In the listing below, find every line with the string "this" and pull it out.

━━━ Raw data ━━━

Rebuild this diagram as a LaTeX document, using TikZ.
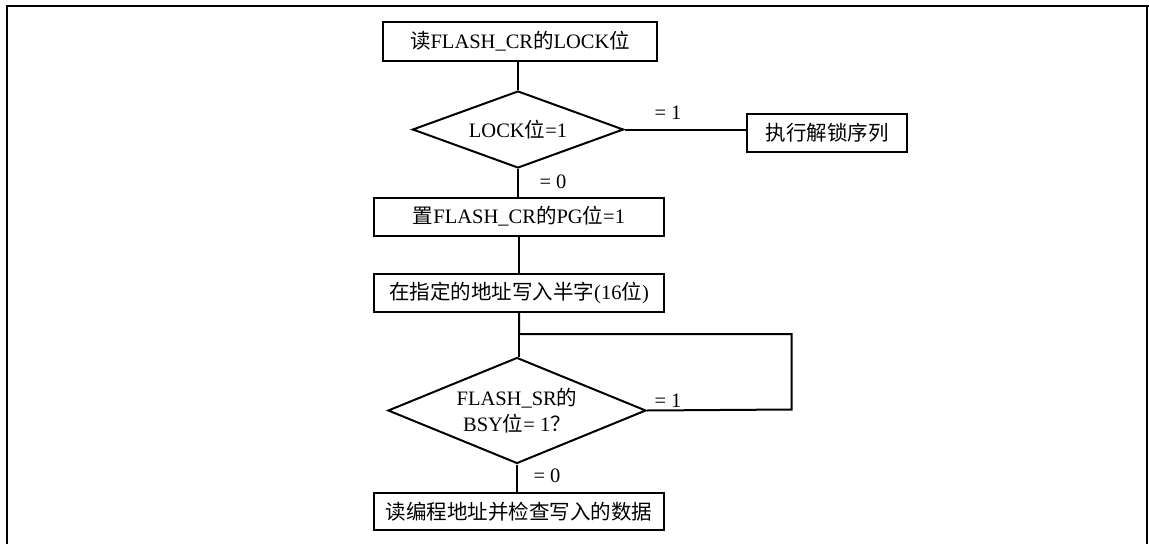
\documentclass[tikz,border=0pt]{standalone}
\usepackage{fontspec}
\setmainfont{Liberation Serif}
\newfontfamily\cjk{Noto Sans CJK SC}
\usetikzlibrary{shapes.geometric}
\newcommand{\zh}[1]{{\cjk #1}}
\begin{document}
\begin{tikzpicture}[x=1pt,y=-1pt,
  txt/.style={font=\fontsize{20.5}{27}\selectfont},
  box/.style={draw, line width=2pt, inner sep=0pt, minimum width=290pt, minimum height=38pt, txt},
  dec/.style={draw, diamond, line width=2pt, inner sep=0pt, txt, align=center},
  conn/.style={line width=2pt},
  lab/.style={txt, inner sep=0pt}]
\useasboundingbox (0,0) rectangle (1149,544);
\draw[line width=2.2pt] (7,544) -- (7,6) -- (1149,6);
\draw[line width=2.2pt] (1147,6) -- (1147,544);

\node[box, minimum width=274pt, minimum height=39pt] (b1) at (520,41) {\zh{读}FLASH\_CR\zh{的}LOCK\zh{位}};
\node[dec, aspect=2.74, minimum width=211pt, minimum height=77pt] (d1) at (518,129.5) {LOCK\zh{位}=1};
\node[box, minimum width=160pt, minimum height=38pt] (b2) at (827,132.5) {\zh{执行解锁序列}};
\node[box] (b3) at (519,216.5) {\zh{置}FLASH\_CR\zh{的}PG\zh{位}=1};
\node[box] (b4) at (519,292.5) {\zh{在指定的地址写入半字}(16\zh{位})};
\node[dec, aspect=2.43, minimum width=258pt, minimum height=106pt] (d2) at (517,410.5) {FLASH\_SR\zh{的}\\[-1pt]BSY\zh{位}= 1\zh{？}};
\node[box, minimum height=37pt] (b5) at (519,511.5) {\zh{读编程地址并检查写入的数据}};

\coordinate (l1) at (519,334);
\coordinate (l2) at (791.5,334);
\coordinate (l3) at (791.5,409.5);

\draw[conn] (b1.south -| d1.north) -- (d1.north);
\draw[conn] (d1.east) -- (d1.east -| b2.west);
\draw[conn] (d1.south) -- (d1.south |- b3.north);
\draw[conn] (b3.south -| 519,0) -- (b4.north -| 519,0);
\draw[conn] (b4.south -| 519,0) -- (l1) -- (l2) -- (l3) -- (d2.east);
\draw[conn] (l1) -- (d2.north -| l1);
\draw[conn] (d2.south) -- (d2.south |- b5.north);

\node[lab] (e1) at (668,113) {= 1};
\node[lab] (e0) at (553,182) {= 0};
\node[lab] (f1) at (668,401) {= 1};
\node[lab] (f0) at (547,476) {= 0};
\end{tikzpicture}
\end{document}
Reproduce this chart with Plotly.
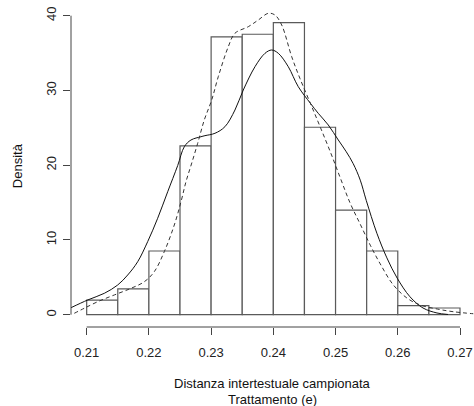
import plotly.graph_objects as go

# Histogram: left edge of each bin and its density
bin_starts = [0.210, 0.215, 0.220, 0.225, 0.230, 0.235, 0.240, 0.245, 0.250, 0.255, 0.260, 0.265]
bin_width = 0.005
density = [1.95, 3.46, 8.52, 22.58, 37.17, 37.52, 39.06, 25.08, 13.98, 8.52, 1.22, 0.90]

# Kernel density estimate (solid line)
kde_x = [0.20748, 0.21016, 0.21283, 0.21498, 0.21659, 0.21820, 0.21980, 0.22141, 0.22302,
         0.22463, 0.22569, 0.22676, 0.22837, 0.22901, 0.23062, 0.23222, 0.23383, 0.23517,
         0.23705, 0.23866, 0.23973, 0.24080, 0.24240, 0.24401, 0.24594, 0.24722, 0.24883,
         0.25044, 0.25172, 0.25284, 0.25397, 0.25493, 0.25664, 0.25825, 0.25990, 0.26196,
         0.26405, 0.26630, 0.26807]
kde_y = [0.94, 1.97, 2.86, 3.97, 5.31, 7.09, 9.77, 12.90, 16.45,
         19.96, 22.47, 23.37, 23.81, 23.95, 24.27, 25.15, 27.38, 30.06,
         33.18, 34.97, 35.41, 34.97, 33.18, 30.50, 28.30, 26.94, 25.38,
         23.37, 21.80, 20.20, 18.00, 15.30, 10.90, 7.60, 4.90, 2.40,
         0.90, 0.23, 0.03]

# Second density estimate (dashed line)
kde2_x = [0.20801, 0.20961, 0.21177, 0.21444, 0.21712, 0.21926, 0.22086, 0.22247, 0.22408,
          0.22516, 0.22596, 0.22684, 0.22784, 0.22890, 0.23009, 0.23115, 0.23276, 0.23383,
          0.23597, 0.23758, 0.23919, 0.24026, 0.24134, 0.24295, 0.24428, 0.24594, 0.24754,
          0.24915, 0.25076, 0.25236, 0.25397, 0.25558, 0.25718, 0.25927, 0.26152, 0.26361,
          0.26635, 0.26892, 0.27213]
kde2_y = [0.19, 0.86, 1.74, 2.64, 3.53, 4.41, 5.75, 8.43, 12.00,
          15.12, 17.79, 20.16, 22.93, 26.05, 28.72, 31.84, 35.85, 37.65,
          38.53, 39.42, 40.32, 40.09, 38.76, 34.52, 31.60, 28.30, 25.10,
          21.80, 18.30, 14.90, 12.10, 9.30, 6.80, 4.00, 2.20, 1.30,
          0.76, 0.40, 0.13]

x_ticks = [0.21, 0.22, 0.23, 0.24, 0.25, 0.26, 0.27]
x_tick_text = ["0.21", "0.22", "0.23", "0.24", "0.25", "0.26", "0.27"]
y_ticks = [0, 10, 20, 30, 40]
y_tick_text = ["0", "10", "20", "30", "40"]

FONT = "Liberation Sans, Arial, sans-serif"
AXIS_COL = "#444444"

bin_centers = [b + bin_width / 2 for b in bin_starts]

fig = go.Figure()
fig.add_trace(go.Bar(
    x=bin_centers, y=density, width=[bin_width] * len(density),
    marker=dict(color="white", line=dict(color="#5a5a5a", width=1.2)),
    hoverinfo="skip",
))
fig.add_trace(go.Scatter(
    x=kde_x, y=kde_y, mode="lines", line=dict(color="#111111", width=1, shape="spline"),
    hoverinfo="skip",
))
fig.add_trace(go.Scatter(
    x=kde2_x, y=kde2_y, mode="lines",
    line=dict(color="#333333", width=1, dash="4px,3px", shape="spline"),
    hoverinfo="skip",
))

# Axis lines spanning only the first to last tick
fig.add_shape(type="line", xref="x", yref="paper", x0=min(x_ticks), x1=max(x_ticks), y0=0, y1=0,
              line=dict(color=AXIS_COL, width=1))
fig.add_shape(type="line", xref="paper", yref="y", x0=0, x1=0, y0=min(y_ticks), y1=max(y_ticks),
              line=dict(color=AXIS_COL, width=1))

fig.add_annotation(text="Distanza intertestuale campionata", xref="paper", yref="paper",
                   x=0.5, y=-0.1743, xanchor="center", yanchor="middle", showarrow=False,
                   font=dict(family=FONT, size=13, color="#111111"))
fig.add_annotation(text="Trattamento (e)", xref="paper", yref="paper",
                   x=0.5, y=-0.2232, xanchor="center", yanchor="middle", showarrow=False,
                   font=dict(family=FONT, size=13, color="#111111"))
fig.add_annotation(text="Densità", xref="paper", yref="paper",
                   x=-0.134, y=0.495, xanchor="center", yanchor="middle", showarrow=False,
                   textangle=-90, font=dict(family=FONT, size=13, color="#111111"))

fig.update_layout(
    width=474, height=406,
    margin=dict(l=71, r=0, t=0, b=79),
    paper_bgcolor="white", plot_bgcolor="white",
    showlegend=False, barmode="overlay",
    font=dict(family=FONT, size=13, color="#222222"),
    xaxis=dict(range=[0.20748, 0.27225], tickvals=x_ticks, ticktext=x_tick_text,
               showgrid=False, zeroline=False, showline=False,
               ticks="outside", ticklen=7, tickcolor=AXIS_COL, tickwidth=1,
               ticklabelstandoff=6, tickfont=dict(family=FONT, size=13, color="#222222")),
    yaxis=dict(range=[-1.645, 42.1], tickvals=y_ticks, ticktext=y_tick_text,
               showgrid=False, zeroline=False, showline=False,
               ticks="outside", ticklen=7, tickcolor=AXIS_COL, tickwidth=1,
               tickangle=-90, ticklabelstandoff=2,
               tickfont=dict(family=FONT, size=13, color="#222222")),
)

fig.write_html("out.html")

━━━

### Answer to the problem
Rebuild this diagram as a LaTeX document, using TikZ.
Reproduce this chart with Plotly.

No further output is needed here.